Nanos mRNA is the posterior cytoplasmic determinant and Nanos protein is the posterior morphogen. Other posterior group genes (oskar, staufen) are involved in the transport and localization of Nanos mRNA. Just as with Bicoid the ovarian nurse cells express and export Nanos mRNA to the oocyte. At the end of oogenesis nanos mRNA is localized to the posterior pole while hunchback mRNA distributed throughout the mature egg. Fertilization triggers translation of Nanos protein and establishment of the nanos gradient. Nanos acts to limit the posterior influence of hunchback by repressing hunchback mRNA translation and destabilizing the mRNA. Caudal mRNA is translated into protein in the posterior region of the embryo, specifying abdomenal structures by activating the posterior GAP genes knirps and giant. Notice that embryos missing maternal Nanos mRNA lack any abdominal structures but still have terminal structures.
These two figures, A and B to left, illustrate the concentrations of cytoplasmic polarity (maternal effect) mRNAs in the mature egg and the subsequence morphogen gradients after fertilization. Again, notice that bicoid and nanos mRNA are localized to the anterior and posterior poles respectively, while hunchback and caudal mRNAs are distributed throughout the egg. Fertilization triggers the translation of maternal mRNAs and the establishment of the anterior and posterior morphogen gradients of Bicoid and Nanos proteins. Bicoid proteins represses the anterior expression of Caudal, while Nanos protein represses the posterior expression of Hunchback. At the early cleavage stage you now see the four protein gradients that determine the allocation of anterior and posterior structures.

Notice that there is much more information in the four protein gradients than in the initial state of the unfertilized egg. The antagonistic gradients that develop in the fertilized egg will develop based on the size of the fertilized egg. Thus there is an ability to "size regulate" to ensure the proper allocation of cells to each pattern domain (anterior vs. posterior). The unique combination of protein concentrations along the anterior-posterior axis will now be used to specify a unique pattern of GAP gene expression.

The terminal group genes are maternal expressed in both the nurse cells and the follicle cells. The nurse cell produces Torso mRNA and export it to the developing oocyte. It distributes throughout the oocyte in an "inactive" state. The anterior and posterior most follicle cells express Torso-like, a maternal protein that activates Torso just in the terminal regions of the egg. Fertilization leads to the production of a Torso signal gradient that inactivates a transcriptional repressor, Groucho protein, of the GAP genes huckebein and tailless. Thus these two GAP genes are expressed only at the termini.

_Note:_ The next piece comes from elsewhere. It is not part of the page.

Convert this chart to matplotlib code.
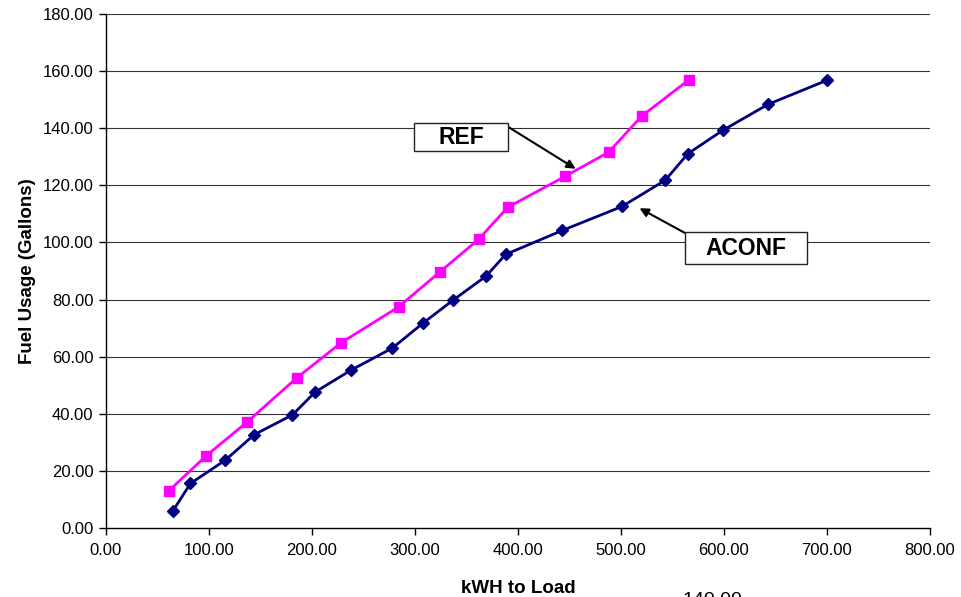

Why are the two terminal structures, acon and telson, unique if the terminal signal is the same? That seems to depend on exposure to Bicoid. Bicoid transforms the default terminal structure, the telson, into the anterior specific structure, the acron.

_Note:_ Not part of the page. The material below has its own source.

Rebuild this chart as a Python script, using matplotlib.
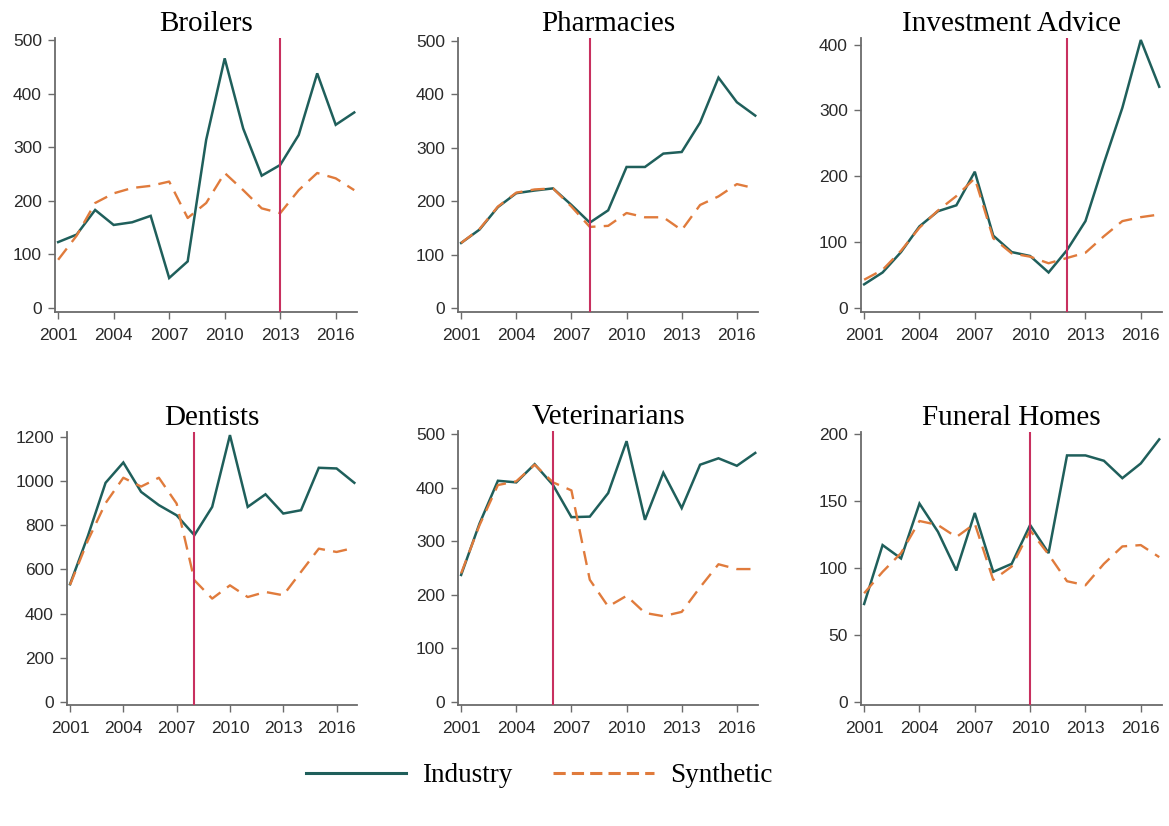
import numpy as np
import matplotlib
matplotlib.use('Agg')
import matplotlib.pyplot as plt

# years shared by every panel
years = np.arange(2001, 2018)

titles = ["Broilers", "Pharmacies", "Investment Advice",
          "Dentists", "Veterinarians", "Funeral Homes"]
treat_years = [2013, 2008, 2012, 2008, 2006, 2010]

broilers_ind = [123, 137, 183, 155, 160, 172, 56, 87, 314, 466, 335, 247, 267, 323, 438, 342, 365]
broilers_syn = [90, 135, 196, 214, 224, 228, 236, 168, 196, 252, 220, 186, 177, 220, 252, 242, 220]

pharm_ind = [122, 147, 189, 215, 220, 224, 193, 160, 183, 264, 264, 289, 292, 347, 431, 385, 360]
pharm_syn = [122, 148, 190, 216, 222, 224, 190, 152, 154, 178, 170, 170, 146, 193, 209, 232, 224]

invest_ind = [36, 54, 85, 124, 147, 156, 207, 110, 85, 79, 54, 88, 132, 220, 304, 407, 336]
invest_syn = [43, 58, 87, 122, 148, 170, 197, 106, 83, 78, 68, 76, 84, 109, 132, 138, 142]

dent_ind = [533, 750, 992, 1084, 951, 891, 845, 755, 883, 1208, 883, 940, 853, 868, 1060, 1057, 992]
dent_syn = [530, 730, 900, 1015, 975, 1015, 898, 551, 468, 528, 475, 498, 483, 589, 694, 679, 698]

vet_ind = [237, 333, 413, 410, 444, 405, 345, 346, 390, 487, 340, 428, 362, 443, 455, 441, 465]
vet_syn = [240, 330, 405, 412, 443, 410, 395, 228, 178, 198, 166, 160, 168, 214, 257, 248, 248]

fun_ind = [73, 117, 107, 148, 127, 98, 141, 97, 103, 132, 111, 184, 184, 180, 167, 178, 196]
fun_syn = [81, 97, 111, 135, 132, 123, 133, 91, 101, 128, 110, 90, 87, 103, 116, 117, 108]

industry = [broilers_ind, pharm_ind, invest_ind, dent_ind, vet_ind, fun_ind]
synthetic = [broilers_syn, pharm_syn, invest_syn, dent_syn, vet_syn, fun_syn]

xticks = [2001, 2004, 2007, 2010, 2013, 2016]
yticks = [np.arange(0, 501, 100), np.arange(0, 501, 100), np.arange(0, 401, 100),
          np.arange(0, 1201, 200), np.arange(0, 501, 100), np.arange(0, 201, 50)]

IND_COLOR = '#1f5f5b'
SYN_COLOR = '#e07b3c'
VLINE_COLOR = '#c8305f'
SPINE_COLOR = '#6b6b6b'

W, H = 1169, 826
fig = plt.figure(figsize=(W / 100, H / 100), dpi=100)

# axes boxes in pixels: left, top, right, bottom
boxes = [(55, 38, 357, 312), (458, 38, 758, 312), (861, 38, 1162, 312),
         (67, 432, 357, 705), (458, 431, 758, 705), (861, 432, 1162, 705)]
ylims = [(-7.5, 504), (-7, 505), (-6, 410), (-13.6, 1222), (-6, 506), (-2.5, 201.5)]

for i in range(6):
    l, t, r, b = boxes[i]
    ax = fig.add_axes([l / W, 1 - b / H, (r - l) / W, (b - t) / H])
    ax.plot(years, industry[i], color=IND_COLOR, lw=1.8, solid_joinstyle='miter')
    ax.plot(years, synthetic[i], color=SYN_COLOR, lw=1.7, dashes=(6, 3.5))
    ax.axvline(treat_years[i], color=VLINE_COLOR, lw=1.5, zorder=5)

    ax.set_xlim(2000.83, 2017.15)
    ax.set_ylim(*ylims[i])
    ax.set_xticks(xticks)
    ax.set_yticks(yticks[i])
    for side in ['top', 'right']:
        ax.spines[side].set_visible(False)
    for side in ['left', 'bottom']:
        ax.spines[side].set_color(SPINE_COLOR)
        ax.spines[side].set_linewidth(1.3)
    ax.tick_params(length=5, width=1.0, color=SPINE_COLOR,
                   labelsize=12.5, labelcolor='#2a2a2a')
    ax.tick_params(axis='x', pad=6.5)
    ax.tick_params(axis='y', pad=4.5)
    for lab in ax.get_xticklabels() + ax.get_yticklabels():
        lab.set_family('Liberation Sans')
    ax.set_title(titles[i], family='Liberation Serif', fontsize=21, pad=5)

handles = [plt.Line2D([], [], color=IND_COLOR, lw=2.2),
           plt.Line2D([], [], color=SYN_COLOR, lw=2.2, dashes=(4, 2))]
fig.legend(handles, ["Industry", "Synthetic"], loc='center',
           bbox_to_anchor=(539 / W, 1 - 776 / H), ncol=2, frameon=False,
           prop={'family': 'Liberation Serif', 'size': 19.5},
           handlelength=3.7, handletextpad=0.6, columnspacing=1.5)

fig.savefig('out.png', dpi=100, facecolor='white')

This last figure is a summary of the Terminal Group genes. Torso is the terminal group morphogen even though it is uniformly expressed in the embryo. The anterior and posterior most follicles express Torso-like and activate Torso just in the termini. Activated Torso generates a graded morphogen signal that represses Groucho in the terminal zones. Groucho is normally active throughout the embryo and represses the terminal group GAP genes huckabein and tailless.

Notice that as development proceeds the embryonic field expresses a more complex variety of morphogen gradients that can be used to further specify even more complex domains of gene expression. More complex systems can be self generated from less complex ones by relying on the biophysical properties of the embryonic field and complex feedback and feed forward gene regulatory networks.